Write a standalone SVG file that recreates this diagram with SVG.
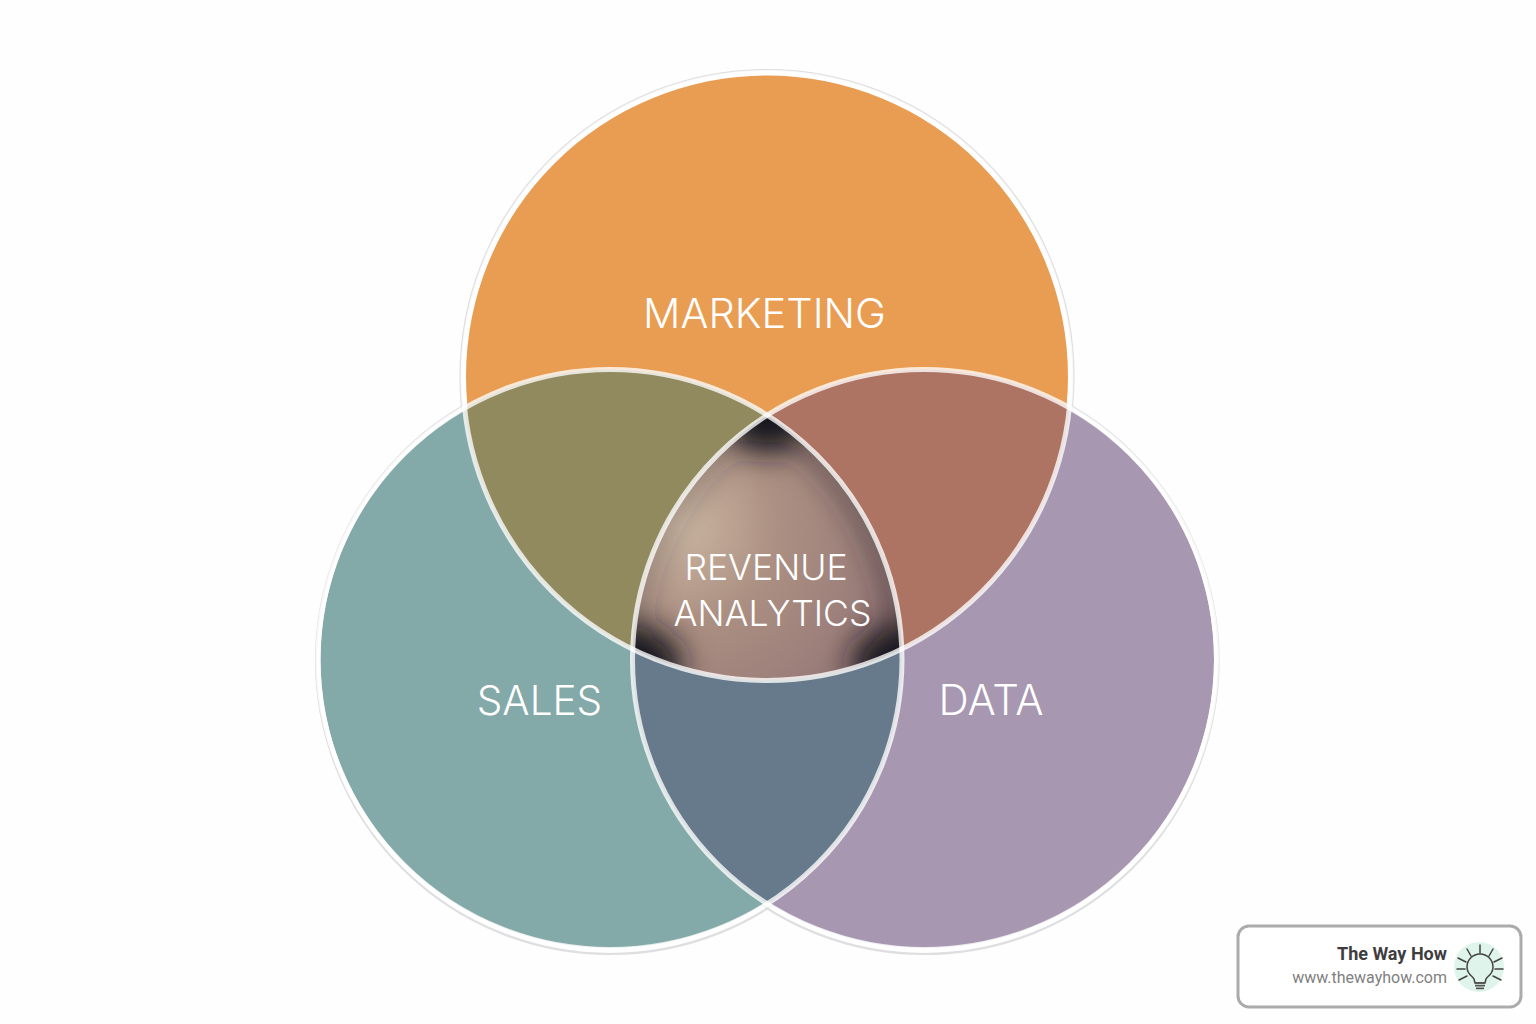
<svg xmlns="http://www.w3.org/2000/svg" width="1536" height="1024" viewBox="0 0 1536 1024">
<style>
.lbl{font-family:"Inter","Liberation Sans",sans-serif;font-weight:340;fill:#fff;text-anchor:middle}
.rev{font-size:35.600px}
.gray{fill:none;stroke:#dfdee1;stroke-width:2.200}
.ring{fill:none;stroke:#fff;stroke-opacity:.78;stroke-width:5}
.tick{stroke:#444;stroke-width:1.5;stroke-linecap:round;fill:none}
</style>
<defs>
<radialGradient id="core" gradientUnits="userSpaceOnUse" cx="680" cy="525" r="250">
<stop offset="0" stop-color="#cbb6a2"/><stop offset=".4" stop-color="#ab8f82"/><stop offset=".75" stop-color="#9c7f7a"/><stop offset="1" stop-color="#8f6f72"/>
</radialGradient>
<filter id="blur" filterUnits="userSpaceOnUse" x="540" y="320" width="460" height="460"><feGaussianBlur stdDeviation="15"/></filter>
<clipPath id="cT"><circle cx="767" cy="376.500" r="304"/></clipPath>
<clipPath id="cL"><ellipse cx="610" cy="659.500" rx="292" ry="290"/></clipPath>
<clipPath id="cR"><ellipse cx="924.500" cy="659.500" rx="292" ry="290"/></clipPath>
</defs>
<rect width="1536" height="1024" fill="#fefefe"/>
<g id="outlines">
<circle class="gray" cx="767" cy="376.500" r="306.500"/>
<ellipse class="gray" cx="610" cy="660.500" rx="294" ry="293.500"/>
<ellipse class="gray" cx="924.500" cy="660.500" rx="294" ry="293.500"/>
</g>
<g id="circle-marketing"><circle cx="767" cy="376.500" r="301" fill="#e99d53"/></g>
<g id="circle-sales"><ellipse cx="610" cy="659.500" rx="289.500" ry="288.500" fill="#83a9a8"/></g>
<g id="circle-data"><ellipse cx="924.500" cy="659.500" rx="289.500" ry="288.500" fill="#a797b1"/></g>
<g id="overlap-marketing-sales" clip-path="url(#cT)"><ellipse cx="610" cy="659.500" rx="292" ry="290" fill="#918a5e"/></g>
<g id="overlap-marketing-data" clip-path="url(#cT)"><ellipse cx="924.500" cy="659.500" rx="292" ry="290" fill="#ad7363"/></g>
<g id="overlap-sales-data" clip-path="url(#cL)"><ellipse cx="924.500" cy="659.500" rx="292" ry="290" fill="#677a8b"/></g>
<g id="overlap-core" clip-path="url(#cT)"><g clip-path="url(#cL)"><g clip-path="url(#cR)">
<rect x="620" y="400" width="300" height="300" fill="url(#core)"/>
<g filter="url(#blur)" fill="#17151b">
<path fill="none" stroke="#2c2730" stroke-opacity=".7" stroke-width="16" d="M767 415A292 290 0 0 1 902 650"/>
<path fill="none" stroke="#2c2730" stroke-opacity=".5" stroke-width="12" d="M767 415A292 290 0 0 0 632 650"/>
<ellipse cx="767" cy="408" rx="42" ry="46"/>
<ellipse cx="626" cy="664" rx="56" ry="40"/>
<ellipse cx="908" cy="664" rx="56" ry="40"/>
</g>
</g></g></g>
<g id="rings">
<circle class="ring" cx="767" cy="376.500" r="304"/>
<ellipse class="ring" cx="610" cy="659.500" rx="292" ry="290"/>
<ellipse class="ring" cx="924.500" cy="659.500" rx="292" ry="290"/>
</g>
<g id="labels">
<text class="lbl" font-size="41.500" x="764.500" y="328">MARKETING</text>
<text class="lbl" font-size="40.500" x="539.500" y="714.500">SALES</text>
<text class="lbl" font-size="42" x="991" y="715">DATA</text>
<text class="lbl rev" x="766" y="580">REVENUE</text>
<text class="lbl rev" x="772.500" y="626">ANALYTICS</text>
</g>
<g id="badge">
<rect x="1238" y="926" width="283" height="81" rx="11" fill="#fff" stroke="#ababab" stroke-width="3"/>
<text x="1447" y="960" text-anchor="end" font-family="Roboto,'Liberation Sans',sans-serif" font-weight="700" font-size="18" fill="#3e3e3e">The Way How</text>
<text x="1447" y="983" text-anchor="end" font-family="Roboto,'Liberation Sans',sans-serif" font-size="16" fill="#7f7f7f">www.thewayhow.com</text>
<circle cx="1479" cy="967" r="25" fill="#dff5ec"/>
<path class="tick" d="M1480 945v8M1467 949l4 7M1493 949l-4 7M1458 958l8 4M1502 958l-8 4M1457 969h8M1495 969h8M1459 980l8-4M1501 980l-8-4"/>
<path class="tick" d="M1475 983l-1-4c-1-3-7-4-7-12a13 13 0 0 1 26 0c0 8-6 9-7 12l-1 4Z"/>
<path d="M1475 982h10v1.800h-10zM1475 984.800h10v1.800h-10zM1476 987.500h8v1.800h-8z" fill="#555"/>
</g>
</svg>
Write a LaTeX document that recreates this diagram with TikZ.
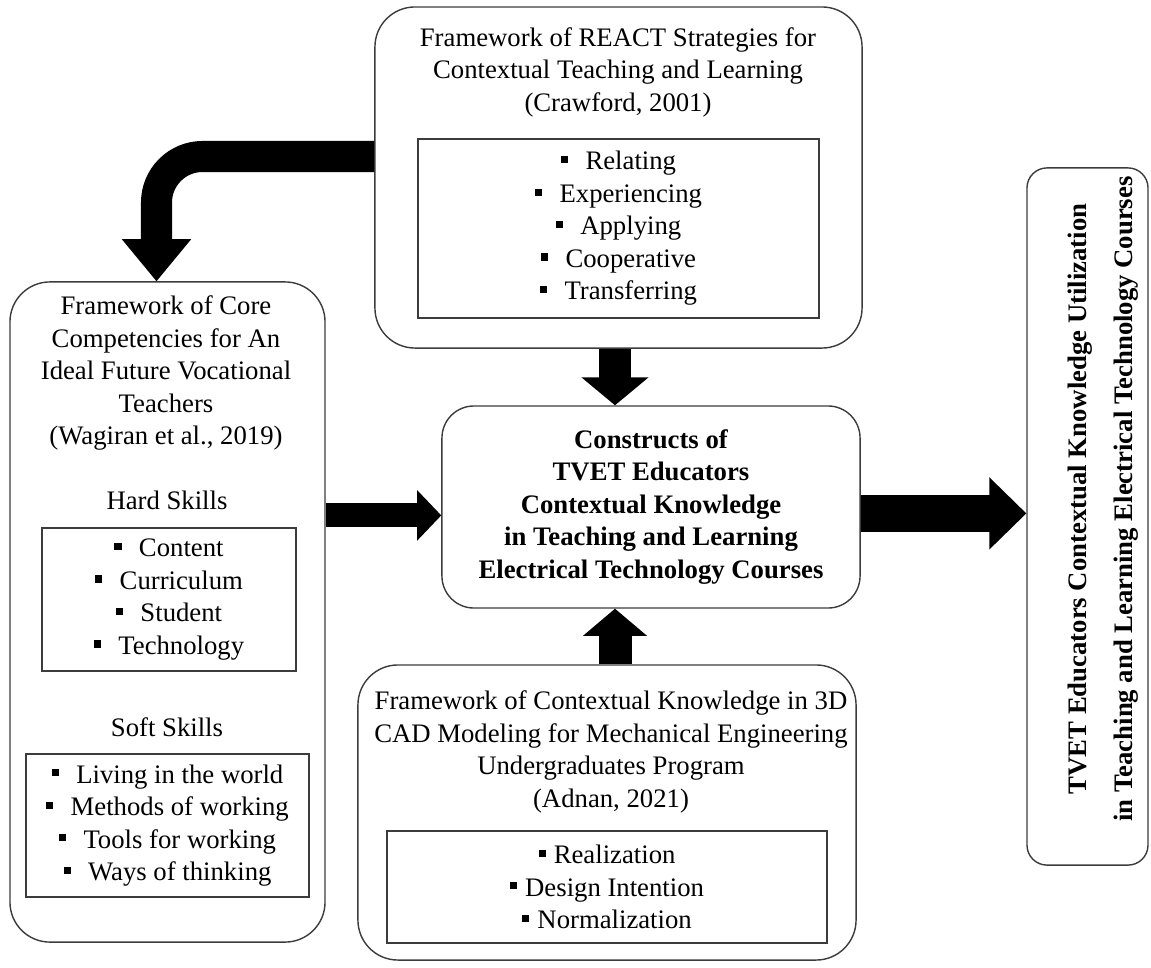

|---|

(SHORT TASK): Each record above should be copied character for character, with pictures dropped.

(RESULT OF THIS TASK):
Write a standalone SVG file that recreates this diagram with SVG.
<svg xmlns="http://www.w3.org/2000/svg" width="1536" height="1024" viewBox="0 0 1536 1024">
<style>
.lbl{font-family:"Inter","Liberation Sans",sans-serif;font-weight:340;fill:#fff;text-anchor:middle}
.rev{font-size:35.600px}
.gray{fill:none;stroke:#dfdee1;stroke-width:2.200}
.ring{fill:none;stroke:#fff;stroke-opacity:.78;stroke-width:5}
.tick{stroke:#444;stroke-width:1.5;stroke-linecap:round;fill:none}
</style>
<defs>
<radialGradient id="core" gradientUnits="userSpaceOnUse" cx="680" cy="525" r="250">
<stop offset="0" stop-color="#cbb6a2"/><stop offset=".4" stop-color="#ab8f82"/><stop offset=".75" stop-color="#9c7f7a"/><stop offset="1" stop-color="#8f6f72"/>
</radialGradient>
<filter id="blur" filterUnits="userSpaceOnUse" x="540" y="320" width="460" height="460"><feGaussianBlur stdDeviation="15"/></filter>
<clipPath id="cT"><circle cx="767" cy="376.500" r="304"/></clipPath>
<clipPath id="cL"><ellipse cx="610" cy="659.500" rx="292" ry="290"/></clipPath>
<clipPath id="cR"><ellipse cx="924.500" cy="659.500" rx="292" ry="290"/></clipPath>
</defs>
<rect width="1536" height="1024" fill="#fefefe"/>
<g id="outlines">
<circle class="gray" cx="767" cy="376.500" r="306.500"/>
<ellipse class="gray" cx="610" cy="660.500" rx="294" ry="293.500"/>
<ellipse class="gray" cx="924.500" cy="660.500" rx="294" ry="293.500"/>
</g>
<g id="circle-marketing"><circle cx="767" cy="376.500" r="301" fill="#e99d53"/></g>
<g id="circle-sales"><ellipse cx="610" cy="659.500" rx="289.500" ry="288.500" fill="#83a9a8"/></g>
<g id="circle-data"><ellipse cx="924.500" cy="659.500" rx="289.500" ry="288.500" fill="#a797b1"/></g>
<g id="overlap-marketing-sales" clip-path="url(#cT)"><ellipse cx="610" cy="659.500" rx="292" ry="290" fill="#918a5e"/></g>
<g id="overlap-marketing-data" clip-path="url(#cT)"><ellipse cx="924.500" cy="659.500" rx="292" ry="290" fill="#ad7363"/></g>
<g id="overlap-sales-data" clip-path="url(#cL)"><ellipse cx="924.500" cy="659.500" rx="292" ry="290" fill="#677a8b"/></g>
<g id="overlap-core" clip-path="url(#cT)"><g clip-path="url(#cL)"><g clip-path="url(#cR)">
<rect x="620" y="400" width="300" height="300" fill="url(#core)"/>
<g filter="url(#blur)" fill="#17151b">
<path fill="none" stroke="#2c2730" stroke-opacity=".7" stroke-width="16" d="M767 415A292 290 0 0 1 902 650"/>
<path fill="none" stroke="#2c2730" stroke-opacity=".5" stroke-width="12" d="M767 415A292 290 0 0 0 632 650"/>
<ellipse cx="767" cy="408" rx="42" ry="46"/>
<ellipse cx="626" cy="664" rx="56" ry="40"/>
<ellipse cx="908" cy="664" rx="56" ry="40"/>
</g>
</g></g></g>
<g id="rings">
<circle class="ring" cx="767" cy="376.500" r="304"/>
<ellipse class="ring" cx="610" cy="659.500" rx="292" ry="290"/>
<ellipse class="ring" cx="924.500" cy="659.500" rx="292" ry="290"/>
</g>
<g id="labels">
<text class="lbl" font-size="41.500" x="764.500" y="328">MARKETING</text>
<text class="lbl" font-size="40.500" x="539.500" y="714.500">SALES</text>
<text class="lbl" font-size="42" x="991" y="715">DATA</text>
<text class="lbl rev" x="766" y="580">REVENUE</text>
<text class="lbl rev" x="772.500" y="626">ANALYTICS</text>
</g>
<g id="badge">
<rect x="1238" y="926" width="283" height="81" rx="11" fill="#fff" stroke="#ababab" stroke-width="3"/>
<text x="1447" y="960" text-anchor="end" font-family="Roboto,'Liberation Sans',sans-serif" font-weight="700" font-size="18" fill="#3e3e3e">The Way How</text>
<text x="1447" y="983" text-anchor="end" font-family="Roboto,'Liberation Sans',sans-serif" font-size="16" fill="#7f7f7f">www.thewayhow.com</text>
<circle cx="1479" cy="967" r="25" fill="#dff5ec"/>
<path class="tick" d="M1480 945v8M1467 949l4 7M1493 949l-4 7M1458 958l8 4M1502 958l-8 4M1457 969h8M1495 969h8M1459 980l8-4M1501 980l-8-4"/>
<path class="tick" d="M1475 983l-1-4c-1-3-7-4-7-12a13 13 0 0 1 26 0c0 8-6 9-7 12l-1 4Z"/>
<path d="M1475 982h10v1.800h-10zM1475 984.800h10v1.800h-10zM1476 987.500h8v1.800h-8z" fill="#555"/>
</g>
</svg>
Write a LaTeX document that recreates this diagram with TikZ.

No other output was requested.